## Begin
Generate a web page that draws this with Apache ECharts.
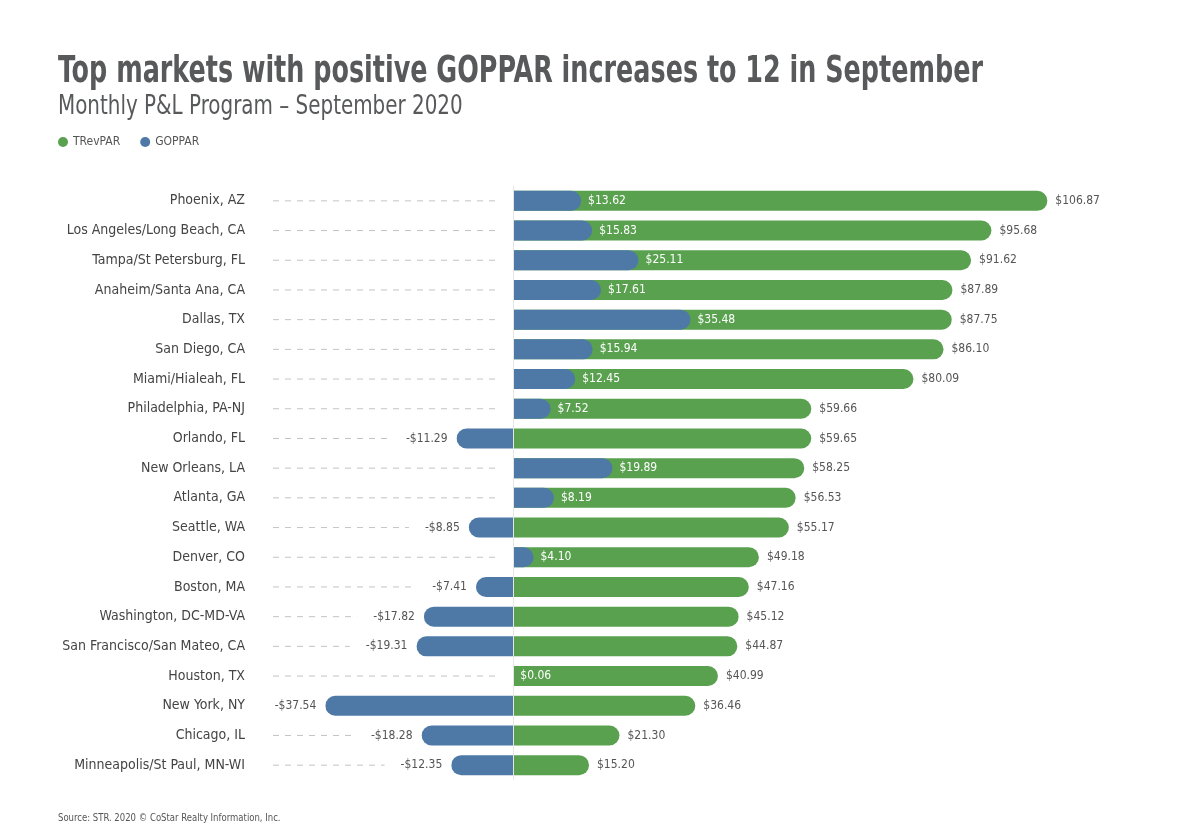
<!DOCTYPE html>
<html>
<head>
<meta charset="utf-8">
<script src="https://cdn.jsdelivr.net/npm/echarts@6/dist/echarts.min.js"></script>
<style>html,body{margin:0;padding:0;background:#fff;}#c{width:1200px;height:836px;}</style>
</head>
<body>
<div id="c"></div>
<script>
const categories = ["Phoenix, AZ","Los Angeles/Long Beach, CA","Tampa/St Petersburg, FL","Anaheim/Santa Ana, CA","Dallas, TX","San Diego, CA","Miami/Hialeah, FL","Philadelphia, PA-NJ","Orlando, FL","New Orleans, LA","Atlanta, GA","Seattle, WA","Denver, CO","Boston, MA","Washington, DC-MD-VA","San Francisco/San Mateo, CA","Houston, TX","New York, NY","Chicago, IL","Minneapolis/St Paul, MN-WI"];
const trevpar = [106.87,95.68,91.62,87.89,87.75,86.10,80.09,59.66,59.65,58.25,56.53,55.17,49.18,47.16,45.12,44.87,40.99,36.46,21.30,15.20];
const goppar = [13.62,15.83,25.11,17.61,35.48,15.94,12.45,7.52,-11.29,19.89,8.19,-8.85,4.10,-7.41,-17.82,-19.31,0.06,-37.54,-18.28,-12.35];

const FONT = '"DejaVu Sans Condensed","Liberation Sans Narrow",sans-serif';
const GREEN = '#59A14F', BLUE = '#4E79A7', TEXT = '#555', TITLE = '#58595b';
const X_MIN = -48, X_MAX = 120, DASH_TO = -3.6;

const fmt = v => (v < 0 ? '-$' : '$') + Math.abs(v).toFixed(2);

const chart = echarts.init(document.getElementById('c'), null, {renderer: 'canvas'});
chart.setOption({
  backgroundColor: '#fff',
  animation: false,
  textStyle: {fontFamily: FONT},
  graphic: [
    {type: 'text', x: 58, y: 53, scaleX: 0.744, silent: true,
     style: {text: 'Top markets with positive GOPPAR increases to 12 in September',
             font: 'bold 38px ' + FONT, fill: TITLE, verticalAlign: 'top'}},
    {type: 'text', x: 58, y: 93, scaleX: 0.82, silent: true,
     style: {text: 'Monthly P&L Program \u2013 September 2020',
             font: '27px ' + FONT, fill: TITLE, verticalAlign: 'top'}},
    {type: 'text', x: 58, y: 813, scaleX: 0.86, silent: true,
     style: {text: 'Source: STR. 2020 \u00a9 CoStar Realty Information, Inc.',
             font: '11px ' + FONT, fill: TEXT, verticalAlign: 'top'}}
  ],
  legend: {
    data: ['TRevPAR', 'GOPPAR'], left: 53, top: 131, icon: 'circle', itemWidth: 10, itemHeight: 10, itemGap: 20,
    textStyle: {fontFamily: FONT, fontSize: 12, color: TEXT}
  },
  grid: {left: 273, right: 1200 - 273 - (X_MAX - X_MIN) * 5, top: 186, height: 594, containLabel: false},
  xAxis: {type: 'value', min: X_MIN, max: X_MAX, show: false},
  yAxis: {
    type: 'category', data: categories, inverse: true,
    axisLine: {show: false}, axisTick: {show: false}, splitLine: {show: false},
    axisLabel: {margin: 28, fontFamily: FONT, fontSize: 14, color: '#444'}
  },
  series: [
    {
      type: 'custom', name: 'leader', z: 1, silent: true,
      data: categories.map((c, i) => [i]),
      renderItem: function (params, api) {
        const p1 = api.coord([X_MIN, params.dataIndex]);
        const p2 = api.coord([DASH_TO, params.dataIndex]);
        return {type: 'line', shape: {x1: p1[0], y1: p1[1], x2: p2[0], y2: p2[1]},
                style: {stroke: '#c4c4c4', lineWidth: 1, lineDash: [6, 6]}};
      },
      markLine: {
        silent: true, symbol: 'none', label: {show: false},
        lineStyle: {color: '#e6e6e6', type: 'solid', width: 1},
        data: [{xAxis: 0}]
      }
    },
    {
      type: 'bar', name: 'TRevPAR', z: 2, barWidth: 20, barGap: '-100%',
      itemStyle: {color: GREEN, borderRadius: [0, 10, 10, 0]},
      label: {show: true, position: 'right', distance: 8, formatter: p => fmt(p.value),
              fontFamily: FONT, fontSize: 12, color: TEXT},
      data: trevpar
    },
    {
      type: 'bar', name: 'GOPPAR', z: 3, barWidth: 20, barGap: '-100%',
      itemStyle: {color: BLUE},
      data: goppar.map(v => v >= 0 ? {
        value: v,
        itemStyle: {borderRadius: [0, 10, 10, 0]},
        label: {show: true, position: 'right', distance: 7, formatter: p => fmt(p.value),
                fontFamily: FONT, fontSize: 12, color: '#fff'}
      } : {
        value: v,
        itemStyle: {borderRadius: [10, 0, 0, 10]},
        label: {show: true, position: 'left', distance: 0, formatter: p => fmt(p.value),
                fontFamily: FONT, fontSize: 12, color: TEXT, backgroundColor: '#fff',
                padding: [3, 9, 3, 16]}
      })
    }
  ]
});
</script>
</body>
</html>
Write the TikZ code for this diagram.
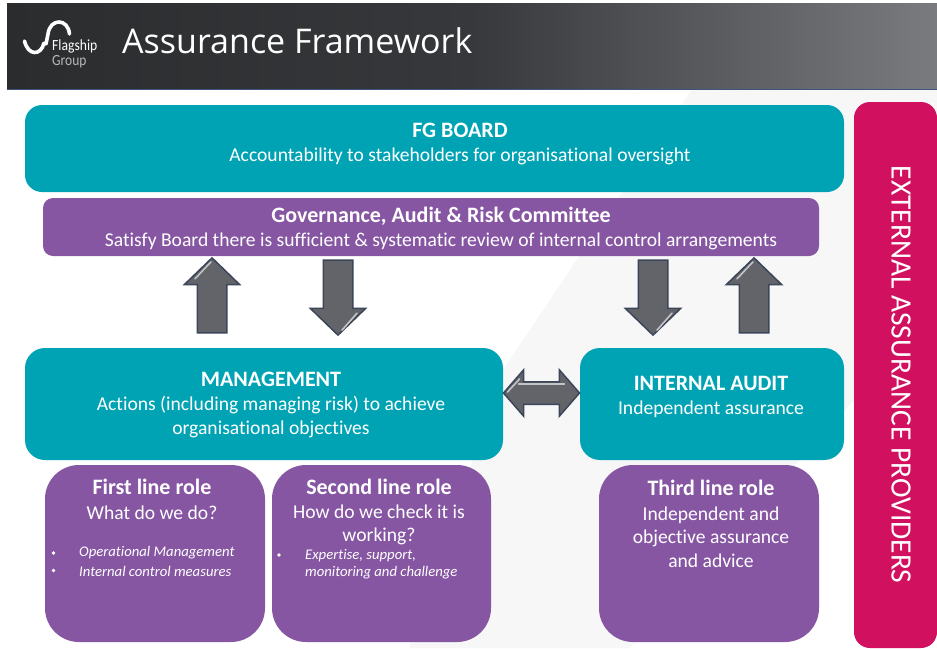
## End
Stated task:
Using the material above, gather every line that includes "this".

Full output:
Generate a web page that draws this with Apache ECharts.
Write the TikZ code for this diagram.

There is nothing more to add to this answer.